EDITOR'S NOTE: A previous version of this article incorrectly stated that The Bureau of Reclamation’s Dakotas Area Office did not respond to requests for comment. The article has been corrected to identify that the agency which did not respond to comment was the Bureau of Land Management.

Extracting oil can be a messy affair, but what about cleaning up?

In a presentation to Professor Toby Stroh’s reclamation class at Dickinson State University on March 2, attorney Fintan Dooley said that state laws in North Dakota require oil companies to not only haul away their equipment, but restore the site to its original state.

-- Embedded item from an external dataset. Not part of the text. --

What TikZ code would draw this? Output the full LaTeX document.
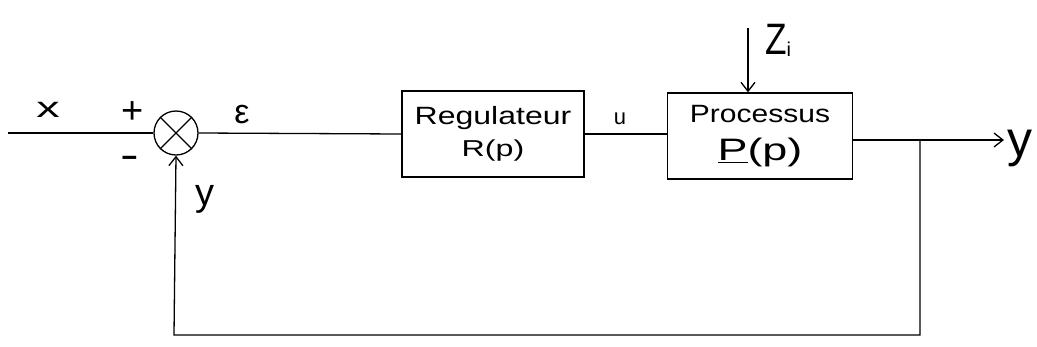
\documentclass[tikz,border=0pt]{standalone}
\usepackage{fontspec}
\usepackage{graphicx}
\setmainfont{Liberation Sans}
\usetikzlibrary{arrows.meta}
\newcommand{\fs}[1]{\fontsize{#1}{#1}\selectfont}
\begin{document}
\begin{tikzpicture}[x=1pt,y=-1pt,
  wire/.style={line width=1.3pt},
  sig/.style={wire,-{Straight Barb[length=9pt,width=14pt,line width=1.3pt]}},
  blockbox/.style={draw,line width=1.3pt,minimum width=#1,minimum height=86pt,inner sep=0pt,align=center},
  lbl/.style={inner sep=0pt}]
\useasboundingbox (0,0) rectangle (1037,346);
\fill[white] (0,0) rectangle (1037,346);
% nodes
\coordinate (in) at (8,133);
\node[draw,circle,line width=1.3pt,minimum size=44pt,inner sep=0pt] (sum) at (176,133) {};
\draw[line width=1.3pt] (sum.south west) -- (sum.north east) (sum.north west) -- (sum.south east);
\node[blockbox=182pt] (reg) at (493,134) {\scalebox{1.28}[1]{\fs{25}Regulateur}\\[9pt]\scalebox{1.4}[1]{\fs{23}R(p)}};
\node[blockbox=185pt] (proc) at (760,136) {\scalebox{1.2}[1]{\fs{25}Processus}\\[15pt]\scalebox{1.45}[1]{\fs{31}\underline{P}(p)}};
\coordinate (dist) at (748,28);
\coordinate (br) at (920,140);
\coordinate (out) at (1004,140);
\coordinate (bl) at (920,335);
\coordinate (fl) at (174,335);
% connectors
\draw[wire] (in) -- (sum.west);
\draw[wire] (sum.east) -- (reg.west);
\draw[wire] (reg.east) -- (proc.west |- reg.east);
\draw[sig] (dist) -- (proc.north -| dist);
\draw[sig] (proc.east |- br) -- (out);
\draw[sig] (br) -- (bl) -- (fl) -- (sum.south);
% labels
\node[lbl] (lx) at (48,110) {\scalebox{1.3}[0.8]{\fs{36}x}};
\node[lbl] (lplus) at (133,113) {\fs{38}+};
\node[lbl] (lminus) at (130,162) {\scalebox{1.4}[1]{\fs{40}-}};
\node[lbl] (leps) at (242,115) {\fs{34}ε};
\node[lbl] (lu) at (620,119) {\fs{22}u};
\node[lbl] (lz) at (778,40) {\scalebox{0.8}[1]{\fs{44}Z}\raisebox{-2pt}{\fs{20}i}};
\node[lbl] (ly) at (1020,148) {\fs{50}y};
\node[lbl] (lyf) at (205,199) {\fs{38}y};
\end{tikzpicture}
\end{document}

Dooley alleges that this hasn’t been properly done for decades as a direct result of improper enforcement of the law —a failure Dooley attributed to corruption but did not offer any direct evidence of.

The North Dakota Industrial Commission, Dooley alleged, has allowed oil companies to hold off on cleaning up and restoring contaminated land and only to later file bankruptcy or “walk off,” with the expectation being that the land being reclaimed will be covered at the expense of the people of North Dakota.

According to the North Dakota Oil and Gas Division website, “reclamation occurs when an oil well ceases to be commercially viable.” Dooley believes that therein lies a problem, as the definition lacks clarity and parameters and only further provides stalling of the reclamation process.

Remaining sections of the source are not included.